## TASK DESCRIPTION
Reproduce each line exactly.
════
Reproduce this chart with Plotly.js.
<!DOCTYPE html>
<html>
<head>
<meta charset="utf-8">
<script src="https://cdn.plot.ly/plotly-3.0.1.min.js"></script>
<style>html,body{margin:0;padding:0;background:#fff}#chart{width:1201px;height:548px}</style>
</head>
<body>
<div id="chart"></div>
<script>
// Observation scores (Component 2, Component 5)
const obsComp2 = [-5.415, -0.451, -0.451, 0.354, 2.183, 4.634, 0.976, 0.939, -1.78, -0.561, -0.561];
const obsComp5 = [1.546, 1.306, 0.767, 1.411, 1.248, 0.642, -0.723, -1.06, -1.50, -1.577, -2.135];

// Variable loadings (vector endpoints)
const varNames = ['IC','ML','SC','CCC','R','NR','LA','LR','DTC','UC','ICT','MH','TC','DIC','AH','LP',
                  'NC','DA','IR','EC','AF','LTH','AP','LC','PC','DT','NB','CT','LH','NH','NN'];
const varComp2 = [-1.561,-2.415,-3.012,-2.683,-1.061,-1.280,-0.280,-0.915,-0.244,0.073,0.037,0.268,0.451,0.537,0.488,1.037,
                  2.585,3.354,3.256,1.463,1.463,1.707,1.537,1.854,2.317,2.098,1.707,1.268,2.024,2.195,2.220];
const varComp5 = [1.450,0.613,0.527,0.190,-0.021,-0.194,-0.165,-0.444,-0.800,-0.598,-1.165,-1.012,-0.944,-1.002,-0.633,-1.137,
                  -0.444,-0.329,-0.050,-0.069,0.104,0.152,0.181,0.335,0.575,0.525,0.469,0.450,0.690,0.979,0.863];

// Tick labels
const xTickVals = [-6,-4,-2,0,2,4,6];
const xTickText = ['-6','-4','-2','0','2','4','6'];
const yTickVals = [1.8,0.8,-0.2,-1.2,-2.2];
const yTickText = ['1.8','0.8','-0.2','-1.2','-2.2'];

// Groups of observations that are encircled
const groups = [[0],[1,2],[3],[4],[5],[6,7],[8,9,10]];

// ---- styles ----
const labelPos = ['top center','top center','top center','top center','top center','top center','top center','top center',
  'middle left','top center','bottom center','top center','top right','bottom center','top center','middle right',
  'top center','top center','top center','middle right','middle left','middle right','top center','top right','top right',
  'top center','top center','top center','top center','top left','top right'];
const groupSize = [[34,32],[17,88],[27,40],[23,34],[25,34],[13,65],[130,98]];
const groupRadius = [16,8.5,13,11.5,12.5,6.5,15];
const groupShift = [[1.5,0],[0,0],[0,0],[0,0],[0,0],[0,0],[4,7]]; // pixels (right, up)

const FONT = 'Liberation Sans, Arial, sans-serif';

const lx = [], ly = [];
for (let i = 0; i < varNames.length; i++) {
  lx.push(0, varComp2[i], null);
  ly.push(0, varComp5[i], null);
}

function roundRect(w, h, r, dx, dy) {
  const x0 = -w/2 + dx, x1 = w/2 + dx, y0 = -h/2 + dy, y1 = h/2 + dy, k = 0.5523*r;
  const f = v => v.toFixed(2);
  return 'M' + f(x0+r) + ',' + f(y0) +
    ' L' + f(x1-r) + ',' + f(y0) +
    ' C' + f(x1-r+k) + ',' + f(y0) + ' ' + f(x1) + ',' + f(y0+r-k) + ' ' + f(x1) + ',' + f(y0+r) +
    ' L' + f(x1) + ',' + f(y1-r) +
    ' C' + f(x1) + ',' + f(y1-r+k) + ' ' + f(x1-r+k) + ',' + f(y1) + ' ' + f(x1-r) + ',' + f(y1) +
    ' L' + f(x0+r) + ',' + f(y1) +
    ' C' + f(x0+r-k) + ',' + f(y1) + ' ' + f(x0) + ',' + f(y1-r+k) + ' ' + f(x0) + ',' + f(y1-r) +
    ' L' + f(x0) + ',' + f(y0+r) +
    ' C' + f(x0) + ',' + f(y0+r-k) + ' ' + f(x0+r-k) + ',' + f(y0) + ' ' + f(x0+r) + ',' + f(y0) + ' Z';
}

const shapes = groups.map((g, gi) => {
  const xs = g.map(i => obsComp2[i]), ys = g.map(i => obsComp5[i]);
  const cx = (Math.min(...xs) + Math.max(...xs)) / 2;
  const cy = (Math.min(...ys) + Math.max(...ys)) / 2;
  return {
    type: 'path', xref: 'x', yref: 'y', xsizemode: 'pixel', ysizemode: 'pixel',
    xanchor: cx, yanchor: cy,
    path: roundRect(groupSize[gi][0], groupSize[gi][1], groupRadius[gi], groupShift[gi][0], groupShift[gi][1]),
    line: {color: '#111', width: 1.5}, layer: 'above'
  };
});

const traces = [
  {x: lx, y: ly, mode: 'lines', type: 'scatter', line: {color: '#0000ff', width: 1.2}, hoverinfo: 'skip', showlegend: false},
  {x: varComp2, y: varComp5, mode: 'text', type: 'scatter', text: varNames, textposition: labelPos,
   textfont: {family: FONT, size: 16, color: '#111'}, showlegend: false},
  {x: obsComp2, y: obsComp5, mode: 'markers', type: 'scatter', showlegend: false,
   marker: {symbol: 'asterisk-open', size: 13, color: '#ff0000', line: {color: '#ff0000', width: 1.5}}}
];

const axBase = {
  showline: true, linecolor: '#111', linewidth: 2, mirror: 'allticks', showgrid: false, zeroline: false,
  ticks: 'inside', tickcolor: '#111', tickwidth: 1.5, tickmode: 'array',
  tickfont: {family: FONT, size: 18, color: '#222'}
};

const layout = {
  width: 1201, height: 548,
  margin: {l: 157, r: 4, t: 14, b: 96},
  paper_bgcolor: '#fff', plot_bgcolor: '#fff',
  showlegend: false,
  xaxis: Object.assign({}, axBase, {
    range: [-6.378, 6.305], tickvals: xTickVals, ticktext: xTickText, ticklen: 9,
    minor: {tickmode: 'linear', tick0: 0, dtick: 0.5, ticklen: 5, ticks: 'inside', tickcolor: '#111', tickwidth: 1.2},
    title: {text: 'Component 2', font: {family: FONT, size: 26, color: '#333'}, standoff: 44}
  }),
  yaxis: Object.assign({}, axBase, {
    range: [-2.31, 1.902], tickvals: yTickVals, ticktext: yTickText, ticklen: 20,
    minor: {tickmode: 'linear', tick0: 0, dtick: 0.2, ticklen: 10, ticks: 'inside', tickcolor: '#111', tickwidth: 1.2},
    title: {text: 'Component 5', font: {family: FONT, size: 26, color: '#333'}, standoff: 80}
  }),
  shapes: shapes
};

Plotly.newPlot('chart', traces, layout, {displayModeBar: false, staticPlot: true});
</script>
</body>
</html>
════
## OUTPUT
Reproduce this chart with Plotly.js.
<!DOCTYPE html>
<html>
<head>
<meta charset="utf-8">
<script src="https://cdn.plot.ly/plotly-3.0.1.min.js"></script>
<style>html,body{margin:0;padding:0;background:#fff}#chart{width:1201px;height:548px}</style>
</head>
<body>
<div id="chart"></div>
<script>
// Observation scores (Component 2, Component 5)
const obsComp2 = [-5.415, -0.451, -0.451, 0.354, 2.183, 4.634, 0.976, 0.939, -1.78, -0.561, -0.561];
const obsComp5 = [1.546, 1.306, 0.767, 1.411, 1.248, 0.642, -0.723, -1.06, -1.50, -1.577, -2.135];

// Variable loadings (vector endpoints)
const varNames = ['IC','ML','SC','CCC','R','NR','LA','LR','DTC','UC','ICT','MH','TC','DIC','AH','LP',
                  'NC','DA','IR','EC','AF','LTH','AP','LC','PC','DT','NB','CT','LH','NH','NN'];
const varComp2 = [-1.561,-2.415,-3.012,-2.683,-1.061,-1.280,-0.280,-0.915,-0.244,0.073,0.037,0.268,0.451,0.537,0.488,1.037,
                  2.585,3.354,3.256,1.463,1.463,1.707,1.537,1.854,2.317,2.098,1.707,1.268,2.024,2.195,2.220];
const varComp5 = [1.450,0.613,0.527,0.190,-0.021,-0.194,-0.165,-0.444,-0.800,-0.598,-1.165,-1.012,-0.944,-1.002,-0.633,-1.137,
                  -0.444,-0.329,-0.050,-0.069,0.104,0.152,0.181,0.335,0.575,0.525,0.469,0.450,0.690,0.979,0.863];

// Tick labels
const xTickVals = [-6,-4,-2,0,2,4,6];
const xTickText = ['-6','-4','-2','0','2','4','6'];
const yTickVals = [1.8,0.8,-0.2,-1.2,-2.2];
const yTickText = ['1.8','0.8','-0.2','-1.2','-2.2'];

// Groups of observations that are encircled
const groups = [[0],[1,2],[3],[4],[5],[6,7],[8,9,10]];

// ---- styles ----
const labelPos = ['top center','top center','top center','top center','top center','top center','top center','top center',
  'middle left','top center','bottom center','top center','top right','bottom center','top center','middle right',
  'top center','top center','top center','middle right','middle left','middle right','top center','top right','top right',
  'top center','top center','top center','top center','top left','top right'];
const groupSize = [[34,32],[17,88],[27,40],[23,34],[25,34],[13,65],[130,98]];
const groupRadius = [16,8.5,13,11.5,12.5,6.5,15];
const groupShift = [[1.5,0],[0,0],[0,0],[0,0],[0,0],[0,0],[4,7]]; // pixels (right, up)

const FONT = 'Liberation Sans, Arial, sans-serif';

const lx = [], ly = [];
for (let i = 0; i < varNames.length; i++) {
  lx.push(0, varComp2[i], null);
  ly.push(0, varComp5[i], null);
}

function roundRect(w, h, r, dx, dy) {
  const x0 = -w/2 + dx, x1 = w/2 + dx, y0 = -h/2 + dy, y1 = h/2 + dy, k = 0.5523*r;
  const f = v => v.toFixed(2);
  return 'M' + f(x0+r) + ',' + f(y0) +
    ' L' + f(x1-r) + ',' + f(y0) +
    ' C' + f(x1-r+k) + ',' + f(y0) + ' ' + f(x1) + ',' + f(y0+r-k) + ' ' + f(x1) + ',' + f(y0+r) +
    ' L' + f(x1) + ',' + f(y1-r) +
    ' C' + f(x1) + ',' + f(y1-r+k) + ' ' + f(x1-r+k) + ',' + f(y1) + ' ' + f(x1-r) + ',' + f(y1) +
    ' L' + f(x0+r) + ',' + f(y1) +
    ' C' + f(x0+r-k) + ',' + f(y1) + ' ' + f(x0) + ',' + f(y1-r+k) + ' ' + f(x0) + ',' + f(y1-r) +
    ' L' + f(x0) + ',' + f(y0+r) +
    ' C' + f(x0) + ',' + f(y0+r-k) + ' ' + f(x0+r-k) + ',' + f(y0) + ' ' + f(x0+r) + ',' + f(y0) + ' Z';
}

const shapes = groups.map((g, gi) => {
  const xs = g.map(i => obsComp2[i]), ys = g.map(i => obsComp5[i]);
  const cx = (Math.min(...xs) + Math.max(...xs)) / 2;
  const cy = (Math.min(...ys) + Math.max(...ys)) / 2;
  return {
    type: 'path', xref: 'x', yref: 'y', xsizemode: 'pixel', ysizemode: 'pixel',
    xanchor: cx, yanchor: cy,
    path: roundRect(groupSize[gi][0], groupSize[gi][1], groupRadius[gi], groupShift[gi][0], groupShift[gi][1]),
    line: {color: '#111', width: 1.5}, layer: 'above'
  };
});

const traces = [
  {x: lx, y: ly, mode: 'lines', type: 'scatter', line: {color: '#0000ff', width: 1.2}, hoverinfo: 'skip', showlegend: false},
  {x: varComp2, y: varComp5, mode: 'text', type: 'scatter', text: varNames, textposition: labelPos,
   textfont: {family: FONT, size: 16, color: '#111'}, showlegend: false},
  {x: obsComp2, y: obsComp5, mode: 'markers', type: 'scatter', showlegend: false,
   marker: {symbol: 'asterisk-open', size: 13, color: '#ff0000', line: {color: '#ff0000', width: 1.5}}}
];

const axBase = {
  showline: true, linecolor: '#111', linewidth: 2, mirror: 'allticks', showgrid: false, zeroline: false,
  ticks: 'inside', tickcolor: '#111', tickwidth: 1.5, tickmode: 'array',
  tickfont: {family: FONT, size: 18, color: '#222'}
};

const layout = {
  width: 1201, height: 548,
  margin: {l: 157, r: 4, t: 14, b: 96},
  paper_bgcolor: '#fff', plot_bgcolor: '#fff',
  showlegend: false,
  xaxis: Object.assign({}, axBase, {
    range: [-6.378, 6.305], tickvals: xTickVals, ticktext: xTickText, ticklen: 9,
    minor: {tickmode: 'linear', tick0: 0, dtick: 0.5, ticklen: 5, ticks: 'inside', tickcolor: '#111', tickwidth: 1.2},
    title: {text: 'Component 2', font: {family: FONT, size: 26, color: '#333'}, standoff: 44}
  }),
  yaxis: Object.assign({}, axBase, {
    range: [-2.31, 1.902], tickvals: yTickVals, ticktext: yTickText, ticklen: 20,
    minor: {tickmode: 'linear', tick0: 0, dtick: 0.2, ticklen: 10, ticks: 'inside', tickcolor: '#111', tickwidth: 1.2},
    title: {text: 'Component 5', font: {family: FONT, size: 26, color: '#333'}, standoff: 80}
  }),
  shapes: shapes
};

Plotly.newPlot('chart', traces, layout, {displayModeBar: false, staticPlot: true});
</script>
</body>
</html>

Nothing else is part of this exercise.